Opinion
No. 2010–2756 K C.
2013-03-21
Appeal from an order of the Civil Court of the City of New York, Kings County (Sylvia G. Ash, J.), entered January 20, 2010. The order granted plaintiff's motion for summary judgment and denied defendant's cross motion for summary judgment dismissing the complaint.
Present: PESCE, P.J., WESTON and RIOS, JJ.
ORDERED that the order is affirmed, with $25 costs.
In this action by a provider to recover assigned first-party no-fault benefits, defendant appeals from an order of the Civil Court which granted plaintiff's motion for summary judgment and denied defendant's cross motion for summary judgment dismissing the complaint.
In support of its cross motion, defendant submitted an affirmation from its attorney who stated that upon review of his office file and “knowledge of his office practices and procedures,” plaintiff failed to appear at a properly noticed examination under oath (EUO).
The affidavit of defendant's attorney was of no probative value as it lacked personal knowledge of the nonappearance of plaintiff.

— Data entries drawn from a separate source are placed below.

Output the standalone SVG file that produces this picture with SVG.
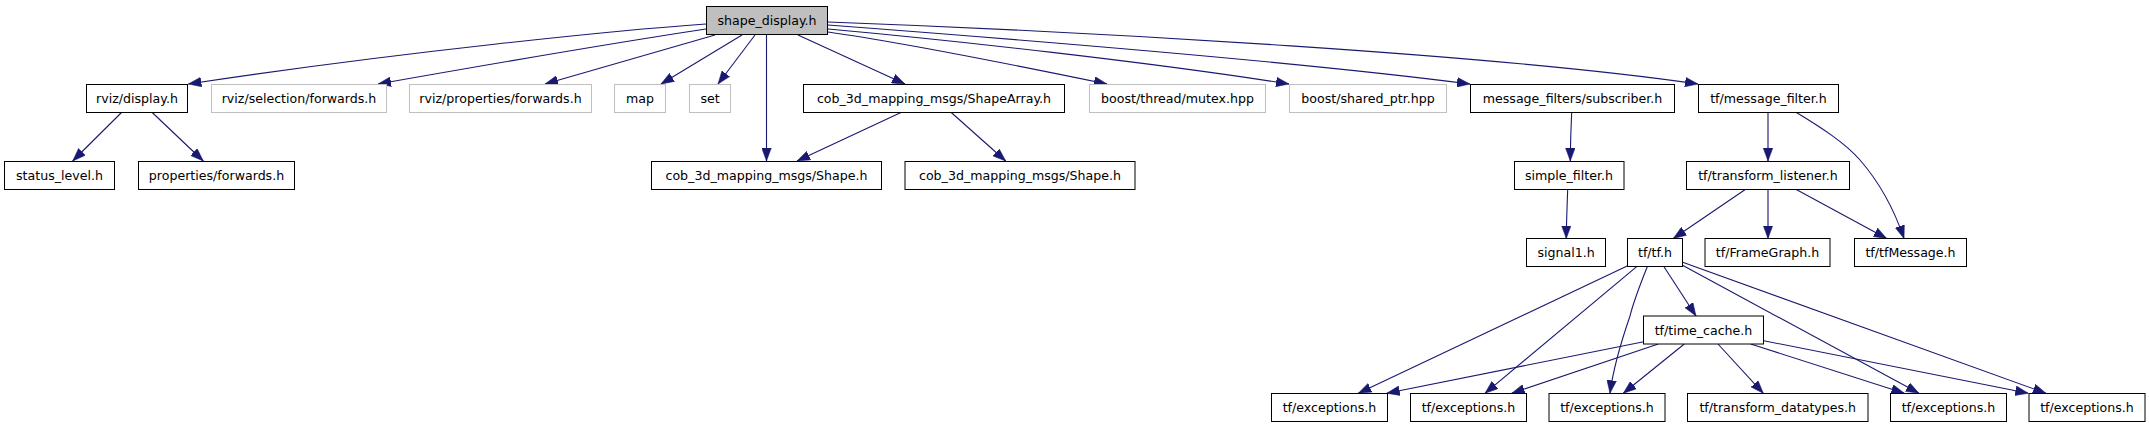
<svg xmlns="http://www.w3.org/2000/svg" width="2149" height="427" viewBox="0 0 2149 427">
<style>
.n rect{fill:#ffffff;stroke:#000000;stroke-width:1}
.n.g rect{stroke:#bfbfbf}
.n.root rect{fill:#bfbfbf}
.n text{font-family:"DejaVu Sans",sans-serif;font-size:12.6px;fill:#000000;text-anchor:middle}
#edges path{fill:none;stroke:#191970;stroke-width:1.1;marker-end:url(#arr)}
</style>
<defs>
<marker id="arr" markerUnits="userSpaceOnUse" markerWidth="13" markerHeight="10" viewBox="0 0 13 10" refX="13" refY="5" orient="auto">
<path d="M0,0.2 L13,5 L0,9.8 z" fill="#191970" stroke="#191970" stroke-width="0.5"/>
</marker>
</defs>
<rect width="2149" height="427" fill="#ffffff"/>
<g id="edges">
<path d="M706,24 C620,30 400,52 188.3,84"/>
<path d="M706,29 C600,45 480,66 378,84"/>
<path d="M715,35 L545,84"/>
<path d="M742,35 L661,84"/>
<path d="M755,35 L718,84"/>
<path d="M766.5,35 L766.5,161"/>
<path d="M798,35 L905,84"/>
<path d="M828,32 C900,42 1000,62 1107,84"/>
<path d="M828,29 C950,40 1150,62 1289,84"/>
<path d="M828,25 C1000,38 1300,62 1470,84"/>
<path d="M828,22 C1100,32 1500,55 1698,84"/>
<path d="M122,112 L72.7,161"/>
<path d="M151.7,112 L203.3,161"/>
<path d="M902,112 L797,161"/>
<path d="M950.7,112 L1005.7,161"/>
<path d="M1571.7,112 C1571,130 1570.3,145 1570.3,161"/>
<path d="M1567.7,189 C1567,210 1566.3,225 1566.3,238.5"/>
<path d="M1768,112 L1768,161"/>
<path d="M1796,112.3 C1822,128 1845,143 1860,160 C1880,183 1895,212 1904,238.5"/>
<path d="M1746,189 L1673.3,238.5"/>
<path d="M1768,189 L1768,238.5"/>
<path d="M1795.3,189 L1886.7,238.5"/>
<path d="M1627.7,265.7 L1358.3,393.3"/>
<path d="M1636.7,266.7 L1485,393.3"/>
<path d="M1647.3,266.7 C1640,285 1634,300 1630,316 C1620,345 1613,370 1610,393.3"/>
<path d="M1664,266.7 L1696,316"/>
<path d="M1682,265 L1919,393.3"/>
<path d="M1682,262 L2046,393.3"/>
<path d="M1643.7,341.7 L1386.7,393.3"/>
<path d="M1658.3,344 L1511.7,393.3"/>
<path d="M1684.3,344 L1623.3,393.3"/>
<path d="M1718,344 L1763.3,393.3"/>
<path d="M1750.7,344 L1904.3,393.3"/>
<path d="M1763.7,340.7 L2028.3,393.3"/>
</g>
<g id="n_shape_display" class="n root"><rect x="706.5" y="6.5" width="121" height="28"/><text x="767" y="25">shape_display.h</text></g>
<g id="n_rviz_display" class="n"><rect x="86.5" y="84.5" width="101" height="28"/><text x="137" y="103">rviz/display.h</text></g>
<g id="n_rviz_selection" class="n g"><rect x="211.5" y="84.5" width="175" height="28"/><text x="299" y="103">rviz/selection/forwards.h</text></g>
<g id="n_rviz_properties" class="n g"><rect x="409.5" y="84.5" width="182" height="28"/><text x="500.5" y="103">rviz/properties/forwards.h</text></g>
<g id="n_map" class="n g"><rect x="614.5" y="84.5" width="51" height="28"/><text x="640" y="103">map</text></g>
<g id="n_set" class="n g"><rect x="689.5" y="84.5" width="41" height="28"/><text x="710" y="103">set</text></g>
<g id="n_shapearray" class="n"><rect x="803.5" y="84.5" width="261" height="28"/><text x="934" y="103">cob_3d_mapping_msgs/ShapeArray.h</text></g>
<g id="n_mutex" class="n g"><rect x="1089.5" y="84.5" width="176" height="28"/><text x="1177.5" y="103">boost/thread/mutex.hpp</text></g>
<g id="n_shared_ptr" class="n g"><rect x="1289.5" y="84.5" width="157" height="28"/><text x="1368" y="103">boost/shared_ptr.hpp</text></g>
<g id="n_subscriber" class="n"><rect x="1470.5" y="84.5" width="204" height="28"/><text x="1572.5" y="103">message_filters/subscriber.h</text></g>
<g id="n_message_filter" class="n"><rect x="1698.5" y="84.5" width="140" height="28"/><text x="1768.5" y="103">tf/message_filter.h</text></g>
<g id="n_status_level" class="n"><rect x="4.5" y="161.5" width="110" height="28"/><text x="59.5" y="180">status_level.h</text></g>
<g id="n_properties_forwards" class="n"><rect x="138.5" y="161.5" width="156" height="28"/><text x="216.5" y="180">properties/forwards.h</text></g>
<g id="n_shape1" class="n"><rect x="651.5" y="161.5" width="230" height="28"/><text x="766.5" y="180">cob_3d_mapping_msgs/Shape.h</text></g>
<g id="n_shape2" class="n"><rect x="905" y="161.5" width="230" height="28"/><text x="1020" y="180">cob_3d_mapping_msgs/Shape.h</text></g>
<g id="n_simple_filter" class="n"><rect x="1514.5" y="161.5" width="109.5" height="28"/><text x="1569" y="180">simple_filter.h</text></g>
<g id="n_transform_listener" class="n"><rect x="1686.5" y="161.5" width="163" height="28"/><text x="1768" y="180">tf/transform_listener.h</text></g>
<g id="n_signal1" class="n"><rect x="1526.5" y="238.5" width="79" height="28"/><text x="1566" y="257">signal1.h</text></g>
<g id="n_tf" class="n"><rect x="1627.5" y="238.5" width="55" height="28"/><text x="1655" y="257">tf/tf.h</text></g>
<g id="n_framegraph" class="n"><rect x="1705" y="238.5" width="125" height="28"/><text x="1767.5" y="257">tf/FrameGraph.h</text></g>
<g id="n_tfmessage" class="n"><rect x="1854.5" y="238.5" width="112" height="28"/><text x="1910.5" y="257">tf/tfMessage.h</text></g>
<g id="n_time_cache" class="n"><rect x="1643.5" y="316" width="120" height="28"/><text x="1703.5" y="334.5">tf/time_cache.h</text></g>
<g id="n_exc1" class="n"><rect x="1271.5" y="393.5" width="116" height="28"/><text x="1329.5" y="412">tf/exceptions.h</text></g>
<g id="n_exc2" class="n"><rect x="1410.5" y="393.5" width="116" height="28"/><text x="1468.5" y="412">tf/exceptions.h</text></g>
<g id="n_exc3" class="n"><rect x="1549" y="393.5" width="116" height="28"/><text x="1607" y="412">tf/exceptions.h</text></g>
<g id="n_datatypes" class="n"><rect x="1687.5" y="393.5" width="180.5" height="28"/><text x="1777.75" y="412">tf/transform_datatypes.h</text></g>
<g id="n_exc4" class="n"><rect x="1890.5" y="393.5" width="116" height="28"/><text x="1948.5" y="412">tf/exceptions.h</text></g>
<g id="n_exc5" class="n"><rect x="2029" y="393.5" width="116" height="28"/><text x="2087" y="412">tf/exceptions.h</text></g>
</svg>
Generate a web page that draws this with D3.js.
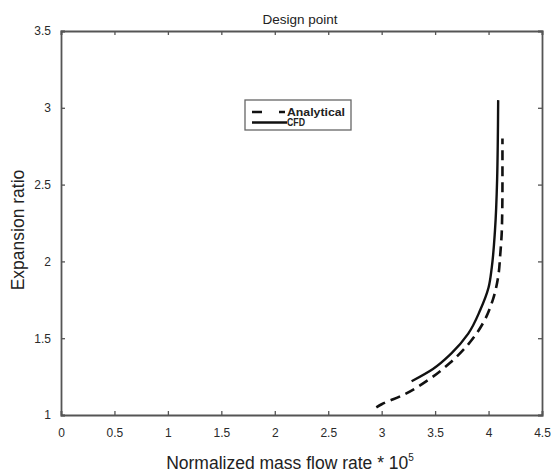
<!DOCTYPE html>
<html>
<head>
<meta charset="utf-8">
<script src="https://cdnjs.cloudflare.com/ajax/libs/d3/7.8.5/d3.min.js"></script>
<style>
  html, body { margin: 0; padding: 0; background: #fff; }
  svg { display: block; font-family: "Liberation Sans", Arial, sans-serif; }
</style>
</head>
<body>
<svg id="chart" width="552" height="476"></svg>
<script>
// Axis tick values
const xTicks = [0, 0.5, 1, 1.5, 2, 2.5, 3, 3.5, 4, 4.5];
const yTicks = [1, 1.5, 2, 2.5, 3, 3.5];

// Analytical curve: normalized mass flow rate (x 1e5) vs expansion ratio
const analyticalFlow  = [2.95, 3.00, 3.20, 3.44, 3.64, 3.81, 3.95, 4.04, 4.09, 4.11, 4.125, 4.13, 4.13];
const analyticalRatio = [1.05, 1.07, 1.13, 1.23, 1.34, 1.46, 1.60, 1.75, 1.90, 2.05, 2.22, 2.50, 2.80];

// CFD curve
const cfdFlow  = [3.28, 3.48, 3.65, 3.81, 3.92, 4.00, 4.03, 4.06, 4.08, 4.09];
const cfdRatio = [1.22, 1.30, 1.40, 1.53, 1.68, 1.83, 1.96, 2.20, 2.53, 3.05];

const svg = d3.select("#chart");
const margin = { left: 61, right: 10, top: 31, bottom: 61 };
const W = 552, H = 476;
const x = d3.scaleLinear().domain([0, 4.5]).range([margin.left, W - margin.right]);
const y = d3.scaleLinear().domain([1, 3.5]).range([H - margin.bottom, margin.top]);

const axisColor = "#555";
const textColor = "#2a2a2a";

// Bottom axis with inward ticks
const gx = svg.append("g").attr("transform", `translate(0,${y(1)})`)
  .call(d3.axisBottom(x).tickValues(xTicks).tickSize(-4).tickPadding(13)
    .tickFormat(d3.format("")));
// Left axis with inward ticks
const gy = svg.append("g").attr("transform", `translate(${x(0)},0)`)
  .call(d3.axisLeft(y).tickValues(yTicks).tickSize(-4).tickPadding(10)
    .tickFormat(d3.format("")));
// Top and right axes closing the box, ticks only
const gt = svg.append("g").attr("transform", `translate(0,${y(3.5)})`)
  .call(d3.axisTop(x).tickValues(xTicks).tickSize(-4).tickFormat(""));
const gr = svg.append("g").attr("transform", `translate(${x(4.5)},0)`)
  .call(d3.axisRight(y).tickValues(yTicks).tickSize(-4).tickFormat(""));

[gx, gy, gt, gr].forEach(g => {
  g.select(".domain").attr("stroke", axisColor).attr("stroke-width", 1.8);
  g.selectAll(".tick line").attr("stroke", axisColor).attr("stroke-width", 1.3);
  g.selectAll(".tick text").attr("fill", textColor).attr("font-size", 12)
    .attr("font-family", "'Liberation Sans', Arial, sans-serif");
});

// Curves
const analytical = analyticalFlow.map((v, i) => [v, analyticalRatio[i]]);
const cfd = cfdFlow.map((v, i) => [v, cfdRatio[i]]);
const curve = d3.line().x(d => x(d[0])).y(d => y(d[1])).curve(d3.curveMonotoneY);

svg.append("path").datum(analytical)
  .attr("d", curve).attr("fill", "none").attr("stroke", "#111")
  .attr("stroke-width", 2.6).attr("stroke-dasharray", "10,6");
svg.append("path").datum(cfd)
  .attr("d", curve).attr("fill", "none").attr("stroke", "#111")
  .attr("stroke-width", 2.4);

// Legend
const lg = svg.append("g");
lg.append("rect").attr("x", 245).attr("y", 100).attr("width", 106).attr("height", 30)
  .attr("fill", "#fff").attr("stroke", "#666").attr("stroke-width", 1.3);
const legendItems = [
  { label: "Analytical", dash: "10,17,6", yy: 112, len: 58 },
  { label: "CFD", dash: null, yy: 122.5, len: 18 }
];
legendItems.forEach(it => {
  const l = lg.append("line").attr("x1", 252).attr("x2", 287)
    .attr("y1", it.yy).attr("y2", it.yy).attr("stroke", "#111").attr("stroke-width", 2.4);
  if (it.dash) l.attr("stroke-dasharray", it.dash);
  lg.append("text").attr("x", 287).attr("y", it.yy + 3.5)
    .attr("font-size", 10).attr("font-weight", "bold").attr("fill", "#222")
    .attr("textLength", it.len).attr("lengthAdjust", "spacingAndGlyphs")
    .text(it.label);
});

// Title
svg.append("text").attr("x", 300).attr("y", 24).attr("text-anchor", "middle")
  .attr("font-size", 13.5).attr("fill", "#222").text("Design point");

// X axis label with superscript exponent
const xl = svg.append("text").attr("x", 290).attr("y", 469).attr("text-anchor", "middle")
  .attr("font-size", 17.5).attr("fill", "#222");
xl.append("tspan").text("Normalized mass flow rate * 10");
xl.append("tspan").attr("dy", -8).attr("font-size", 10).text("5");

// Y axis label
svg.append("text").attr("transform", `translate(24,${(y(1) + y(3.5)) / 2 + 7}) rotate(-90)`)
  .attr("text-anchor", "middle").attr("font-size", 17.5).attr("fill", "#222")
  .text("Expansion ratio");
</script>
</body>
</html>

It is well settled that a motion for summary judgment must be supported by an affidavit from a person having knowledge of the facts (CPLR 3212[b] ). A conclusory statement from an attorney which fails to demonstrate his or her personal knowledge is insufficient to support summary judgment (Zuckerman v. City of New York, 49 N.Y.2d 557 [1980];Piltser v. Donna Lee Mgt. Corp., 29 AD3d 973 [2006];Gomez v. Sammy's Transp., Inc., 19 AD3d 544 [2005];Spearmon v. Times Sq. Stores Corp, 96 A.D.2d 552 [1983] ). To the extent our prior decisions ( see e.g. W & Z Acupuncture, P.C. v. Amex Assur. Co., 24 Misc.3d 142[A], 2009 N.Y. Slip Op 51732[U] [App Term, 2d, 11th & 13th Jud Dists 2009]; Points of Health Acupuncture, P.C. v. Lancer Ins. Co., 28 Misc.3d 133[A], 2010 N.Y. Slip Op 51338[U] [App Term, 2d, 11th & 13th Jud Dists 2010] ) would require a different result, they should no longer be followed.
While a medical provider is required to submit to examinations under oath when requested by the insurer (Insurance Department Regulations [11 NYCRR] § 65–1.1), as a condition precedent to payment of a claim, their alleged noncompliance must be established by admissible evidence (Stephen Fogel Psychological, P.C. v. Progressive Cas. Ins. Co., 35 AD3d 720 [2006] ).
Based upon the foregoing, the order is affirmed.